→ **Task to complete**
Begin at the top of the records below and return each line exactly through the line with "from matplotlib.patches import Rectangle". Skip pictures.

╭─ Data excerpts

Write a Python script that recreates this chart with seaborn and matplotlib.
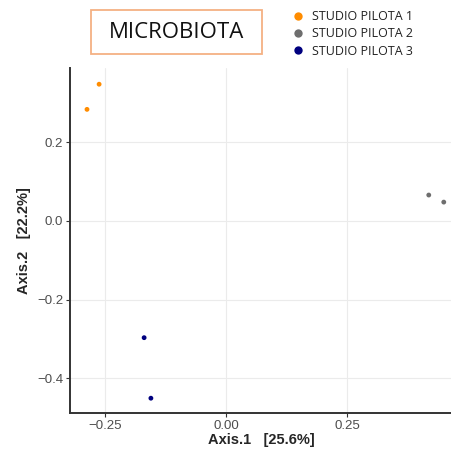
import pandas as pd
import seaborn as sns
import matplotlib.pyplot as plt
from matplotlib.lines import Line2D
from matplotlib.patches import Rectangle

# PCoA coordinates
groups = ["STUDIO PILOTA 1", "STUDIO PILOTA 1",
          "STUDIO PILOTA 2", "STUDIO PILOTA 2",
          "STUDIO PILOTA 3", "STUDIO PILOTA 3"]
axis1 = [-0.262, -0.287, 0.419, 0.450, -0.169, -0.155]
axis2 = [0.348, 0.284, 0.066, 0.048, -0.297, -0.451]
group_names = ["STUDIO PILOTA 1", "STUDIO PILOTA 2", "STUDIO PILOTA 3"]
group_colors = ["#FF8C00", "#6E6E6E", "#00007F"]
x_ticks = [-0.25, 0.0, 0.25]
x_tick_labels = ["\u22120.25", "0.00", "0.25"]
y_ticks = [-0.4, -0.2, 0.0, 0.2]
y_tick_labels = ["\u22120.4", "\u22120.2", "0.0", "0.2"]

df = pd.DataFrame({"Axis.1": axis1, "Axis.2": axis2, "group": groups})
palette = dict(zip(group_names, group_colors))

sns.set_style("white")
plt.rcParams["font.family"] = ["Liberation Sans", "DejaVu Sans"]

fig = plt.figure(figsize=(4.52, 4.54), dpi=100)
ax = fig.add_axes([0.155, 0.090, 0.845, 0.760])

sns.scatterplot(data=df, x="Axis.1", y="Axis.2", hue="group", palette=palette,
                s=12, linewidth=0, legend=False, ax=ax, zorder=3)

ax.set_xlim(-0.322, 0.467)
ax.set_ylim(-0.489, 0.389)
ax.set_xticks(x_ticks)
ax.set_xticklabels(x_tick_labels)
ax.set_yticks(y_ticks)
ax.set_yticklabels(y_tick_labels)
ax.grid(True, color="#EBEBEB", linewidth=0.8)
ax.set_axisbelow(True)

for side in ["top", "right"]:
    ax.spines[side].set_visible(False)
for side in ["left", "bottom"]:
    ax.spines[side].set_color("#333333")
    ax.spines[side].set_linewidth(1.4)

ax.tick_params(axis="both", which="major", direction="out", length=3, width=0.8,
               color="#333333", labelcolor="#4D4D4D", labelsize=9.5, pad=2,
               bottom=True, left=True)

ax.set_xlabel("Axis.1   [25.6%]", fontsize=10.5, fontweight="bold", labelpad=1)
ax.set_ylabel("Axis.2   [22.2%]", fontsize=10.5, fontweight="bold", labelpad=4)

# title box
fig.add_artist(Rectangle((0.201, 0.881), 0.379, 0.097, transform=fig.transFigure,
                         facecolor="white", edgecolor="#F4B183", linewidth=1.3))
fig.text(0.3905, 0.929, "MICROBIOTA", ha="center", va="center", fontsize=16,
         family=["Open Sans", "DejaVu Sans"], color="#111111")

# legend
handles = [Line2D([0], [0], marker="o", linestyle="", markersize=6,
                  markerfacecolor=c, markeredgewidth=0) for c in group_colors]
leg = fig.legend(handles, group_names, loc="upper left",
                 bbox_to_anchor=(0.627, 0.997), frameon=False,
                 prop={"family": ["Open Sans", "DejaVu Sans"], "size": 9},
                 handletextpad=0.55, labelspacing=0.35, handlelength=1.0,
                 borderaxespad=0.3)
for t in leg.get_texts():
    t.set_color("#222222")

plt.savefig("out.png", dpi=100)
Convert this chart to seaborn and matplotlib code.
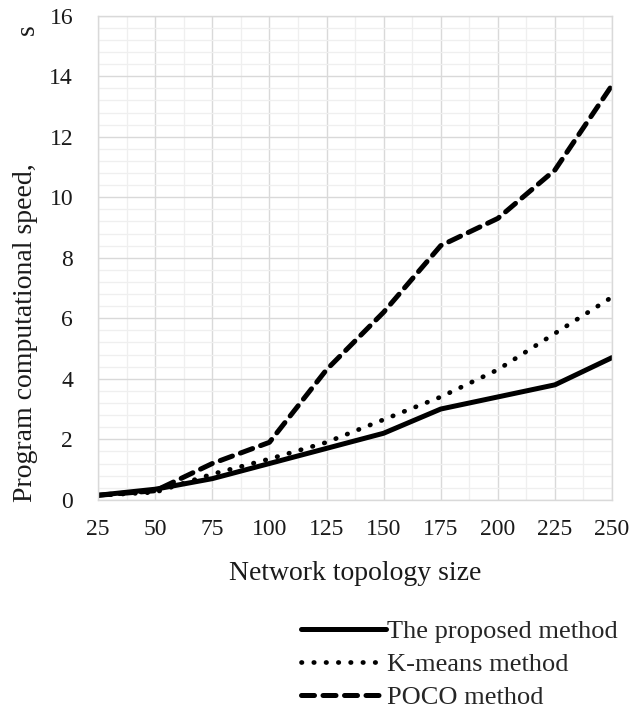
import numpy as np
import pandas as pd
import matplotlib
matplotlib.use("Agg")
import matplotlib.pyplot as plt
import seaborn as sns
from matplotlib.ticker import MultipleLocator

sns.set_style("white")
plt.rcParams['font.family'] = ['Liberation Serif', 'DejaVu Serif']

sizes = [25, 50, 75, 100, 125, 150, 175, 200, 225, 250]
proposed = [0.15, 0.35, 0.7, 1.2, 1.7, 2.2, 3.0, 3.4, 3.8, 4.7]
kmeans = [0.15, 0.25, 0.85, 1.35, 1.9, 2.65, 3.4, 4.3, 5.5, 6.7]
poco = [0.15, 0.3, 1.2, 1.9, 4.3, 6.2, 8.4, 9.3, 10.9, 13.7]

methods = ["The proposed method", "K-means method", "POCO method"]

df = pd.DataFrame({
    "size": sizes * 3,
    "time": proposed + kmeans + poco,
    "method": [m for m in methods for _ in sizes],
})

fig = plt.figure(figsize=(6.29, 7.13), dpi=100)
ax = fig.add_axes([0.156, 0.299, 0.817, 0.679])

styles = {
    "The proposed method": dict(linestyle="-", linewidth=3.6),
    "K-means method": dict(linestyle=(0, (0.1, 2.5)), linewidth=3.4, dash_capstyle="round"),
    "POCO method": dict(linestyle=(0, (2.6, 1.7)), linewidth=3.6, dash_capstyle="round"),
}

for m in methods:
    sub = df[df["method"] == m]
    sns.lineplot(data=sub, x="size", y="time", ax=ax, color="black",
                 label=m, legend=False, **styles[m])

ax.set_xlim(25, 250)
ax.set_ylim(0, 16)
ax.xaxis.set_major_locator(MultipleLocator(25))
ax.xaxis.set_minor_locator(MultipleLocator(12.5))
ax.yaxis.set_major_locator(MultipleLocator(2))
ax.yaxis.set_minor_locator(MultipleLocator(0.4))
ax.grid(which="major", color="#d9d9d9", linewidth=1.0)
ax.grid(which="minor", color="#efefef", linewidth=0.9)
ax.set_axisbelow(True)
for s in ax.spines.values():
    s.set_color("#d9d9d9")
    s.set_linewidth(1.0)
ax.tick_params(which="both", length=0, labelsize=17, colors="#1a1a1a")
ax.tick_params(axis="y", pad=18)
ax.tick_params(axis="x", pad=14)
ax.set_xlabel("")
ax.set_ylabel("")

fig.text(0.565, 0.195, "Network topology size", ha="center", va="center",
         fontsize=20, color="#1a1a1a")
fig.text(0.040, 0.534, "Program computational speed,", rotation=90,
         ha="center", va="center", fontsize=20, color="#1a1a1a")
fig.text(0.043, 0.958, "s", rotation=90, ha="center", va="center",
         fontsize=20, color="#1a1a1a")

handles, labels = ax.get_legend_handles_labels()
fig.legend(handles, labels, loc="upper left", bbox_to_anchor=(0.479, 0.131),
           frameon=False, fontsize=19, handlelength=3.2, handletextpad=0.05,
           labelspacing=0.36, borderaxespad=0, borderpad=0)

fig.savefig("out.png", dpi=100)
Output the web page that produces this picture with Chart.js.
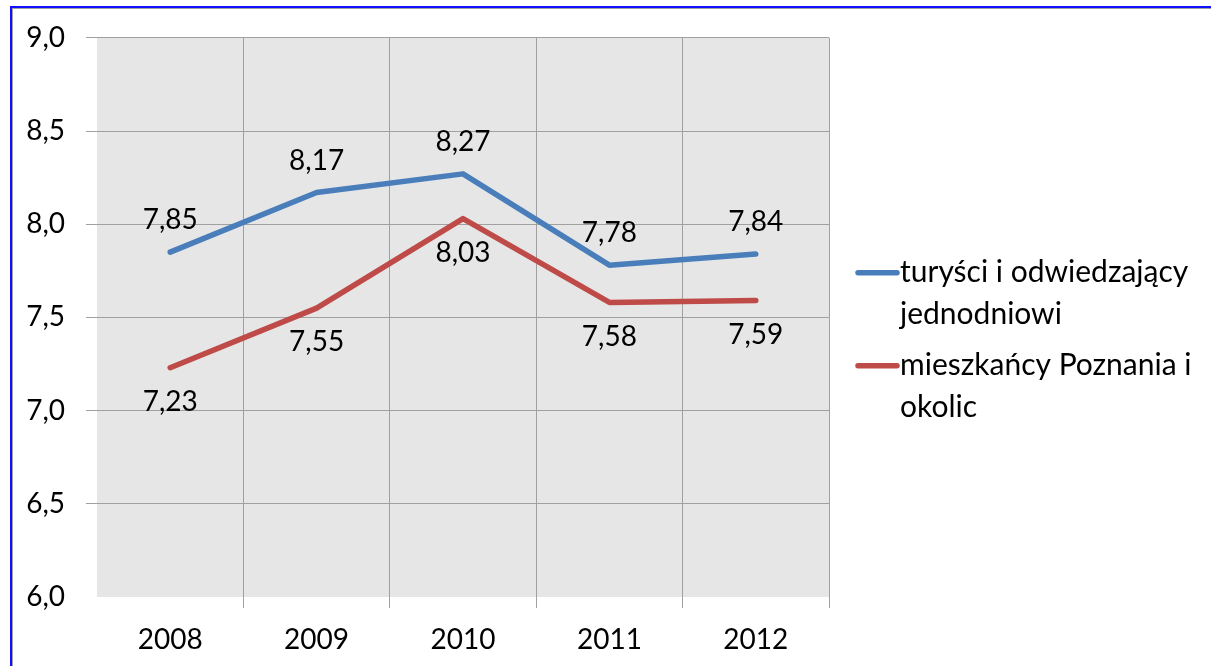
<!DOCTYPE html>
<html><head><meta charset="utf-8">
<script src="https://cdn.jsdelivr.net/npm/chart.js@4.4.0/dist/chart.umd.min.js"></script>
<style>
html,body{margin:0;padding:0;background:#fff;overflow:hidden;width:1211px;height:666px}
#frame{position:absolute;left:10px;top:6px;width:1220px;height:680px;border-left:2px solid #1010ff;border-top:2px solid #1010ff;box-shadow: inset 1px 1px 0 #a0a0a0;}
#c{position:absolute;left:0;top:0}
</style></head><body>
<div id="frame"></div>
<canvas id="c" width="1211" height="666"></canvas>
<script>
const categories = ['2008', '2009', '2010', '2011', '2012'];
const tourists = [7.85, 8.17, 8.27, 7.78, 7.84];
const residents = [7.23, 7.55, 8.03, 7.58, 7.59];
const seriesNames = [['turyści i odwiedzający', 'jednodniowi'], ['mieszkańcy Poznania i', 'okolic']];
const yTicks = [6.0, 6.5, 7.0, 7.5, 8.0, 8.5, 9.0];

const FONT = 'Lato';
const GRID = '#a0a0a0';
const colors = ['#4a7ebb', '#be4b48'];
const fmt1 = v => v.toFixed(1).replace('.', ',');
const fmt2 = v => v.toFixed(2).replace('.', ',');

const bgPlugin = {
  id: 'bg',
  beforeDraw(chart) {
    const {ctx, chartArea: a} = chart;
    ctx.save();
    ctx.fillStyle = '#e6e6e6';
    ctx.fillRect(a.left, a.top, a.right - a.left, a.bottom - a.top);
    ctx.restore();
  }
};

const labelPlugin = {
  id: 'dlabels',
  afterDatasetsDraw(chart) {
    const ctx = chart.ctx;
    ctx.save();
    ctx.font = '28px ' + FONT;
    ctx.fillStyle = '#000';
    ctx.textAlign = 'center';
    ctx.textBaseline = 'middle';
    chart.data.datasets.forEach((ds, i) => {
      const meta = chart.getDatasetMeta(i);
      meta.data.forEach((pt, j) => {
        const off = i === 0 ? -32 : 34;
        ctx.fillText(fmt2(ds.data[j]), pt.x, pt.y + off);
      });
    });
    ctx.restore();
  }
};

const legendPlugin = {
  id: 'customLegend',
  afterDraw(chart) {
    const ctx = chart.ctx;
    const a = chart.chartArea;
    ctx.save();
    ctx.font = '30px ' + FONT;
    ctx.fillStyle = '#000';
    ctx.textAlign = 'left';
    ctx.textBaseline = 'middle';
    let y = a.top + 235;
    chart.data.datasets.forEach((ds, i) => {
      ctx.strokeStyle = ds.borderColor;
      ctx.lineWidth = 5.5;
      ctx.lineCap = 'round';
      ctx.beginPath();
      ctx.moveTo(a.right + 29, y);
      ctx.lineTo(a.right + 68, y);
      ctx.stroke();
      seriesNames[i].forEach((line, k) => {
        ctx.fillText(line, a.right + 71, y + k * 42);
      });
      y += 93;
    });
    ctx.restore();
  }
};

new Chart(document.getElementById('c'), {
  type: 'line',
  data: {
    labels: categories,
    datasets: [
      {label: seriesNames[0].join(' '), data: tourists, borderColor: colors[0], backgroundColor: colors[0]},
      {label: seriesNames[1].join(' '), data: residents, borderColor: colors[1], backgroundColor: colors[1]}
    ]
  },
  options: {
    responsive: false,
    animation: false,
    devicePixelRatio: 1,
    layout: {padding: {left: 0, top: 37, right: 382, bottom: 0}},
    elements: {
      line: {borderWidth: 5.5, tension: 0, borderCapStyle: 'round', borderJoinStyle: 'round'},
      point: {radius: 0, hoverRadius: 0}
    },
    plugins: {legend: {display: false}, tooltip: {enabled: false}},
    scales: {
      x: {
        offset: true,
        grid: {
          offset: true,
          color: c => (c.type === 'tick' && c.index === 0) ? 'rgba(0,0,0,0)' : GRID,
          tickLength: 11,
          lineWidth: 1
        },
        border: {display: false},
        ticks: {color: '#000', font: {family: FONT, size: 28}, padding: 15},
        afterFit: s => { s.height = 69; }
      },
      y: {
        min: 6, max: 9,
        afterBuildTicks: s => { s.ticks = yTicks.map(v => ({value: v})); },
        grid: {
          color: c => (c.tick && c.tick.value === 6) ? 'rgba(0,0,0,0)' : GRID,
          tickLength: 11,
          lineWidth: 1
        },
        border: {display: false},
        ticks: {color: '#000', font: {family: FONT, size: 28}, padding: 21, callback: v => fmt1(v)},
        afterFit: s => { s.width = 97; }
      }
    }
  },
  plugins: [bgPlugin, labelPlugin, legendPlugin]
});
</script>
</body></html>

╰─

→ **Answer to this problem**
Write a Python script that recreates this chart with seaborn and matplotlib.
import pandas as pd
import seaborn as sns
import matplotlib.pyplot as plt
from matplotlib.lines import Line2D
from matplotlib.patches import Rectangle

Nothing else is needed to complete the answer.